** start of Supplied material **
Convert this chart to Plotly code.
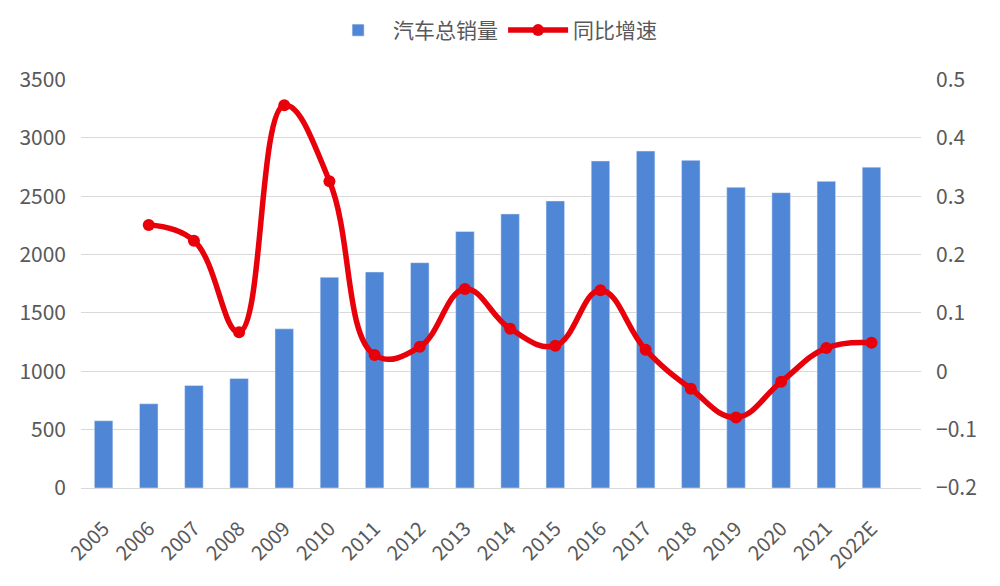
import plotly.graph_objects as go

years = ["2005", "2006", "2007", "2008", "2009", "2010", "2011", "2012", "2013",
         "2014", "2015", "2016", "2017", "2018", "2019", "2020", "2021", "2022E"]
sales = [576, 722, 879, 938, 1364, 1806, 1851, 1931, 2198, 2349, 2460, 2803, 2888,
         2808, 2577, 2531, 2628, 2750]
growth_years = years[1:]
growth = [0.251, 0.224, 0.067, 0.456, 0.326, 0.028, 0.042, 0.141, 0.073, 0.044,
          0.139, 0.037, -0.030, -0.079, -0.018, 0.040, 0.049]

font_family = "Noto Sans CJK SC, Open Sans, sans-serif"
grey = "#595959"

fig = go.Figure()
fig.add_trace(go.Bar(x=years, y=sales, name="汽车总销量", marker_color="#4F87D6",
                     width=0.41))
fig.add_trace(go.Scatter(x=growth_years, y=growth, name="同比增速", yaxis="y2",
                         mode="lines+markers",
                         line=dict(color="#E8000B", width=5.5, shape="spline", smoothing=1.2),
                         marker=dict(size=12, color="#E8000B")))

fig.update_layout(
    width=1000, height=586,
    margin=dict(l=81, r=79, t=78, b=97),
    paper_bgcolor="white", plot_bgcolor="white",
    font=dict(family=font_family, color=grey, size=21),
    legend=dict(orientation="h", x=0.49, xanchor="center", y=0.948, yanchor="middle",
                yref="container", font=dict(size=21, color=grey), itemwidth=60,
                traceorder="normal"),
    xaxis=dict(type="category", tickangle=-45, showgrid=False, showline=True,
               linecolor="#D9D9D9", linewidth=1, ticks="", tickfont=dict(size=20, color=grey),
               ticklabelstandoff=20),
    yaxis=dict(range=[0, 3500], dtick=500, showgrid=True, gridcolor="#D9D9D9", gridwidth=1,
               zeroline=False, showline=False, ticks="", tickfont=dict(size=21, color=grey),
               ticklabelstandoff=14),
    yaxis2=dict(range=[-0.2, 0.5], dtick=0.1, overlaying="y", side="right", showgrid=False,
                zeroline=False, showline=False, ticks="", tickfont=dict(size=21, color=grey),
                ticklabelstandoff=14),
)
fig.write_html("out.html")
** end of Supplied material **
--- Directions for this task ---
Transcribe exactly, with no pictures, the lines running from the first line of the material through the line holding "import plotly.graph_objects as go".

--- Answer ---
Convert this chart to Plotly code.
import plotly.graph_objects as go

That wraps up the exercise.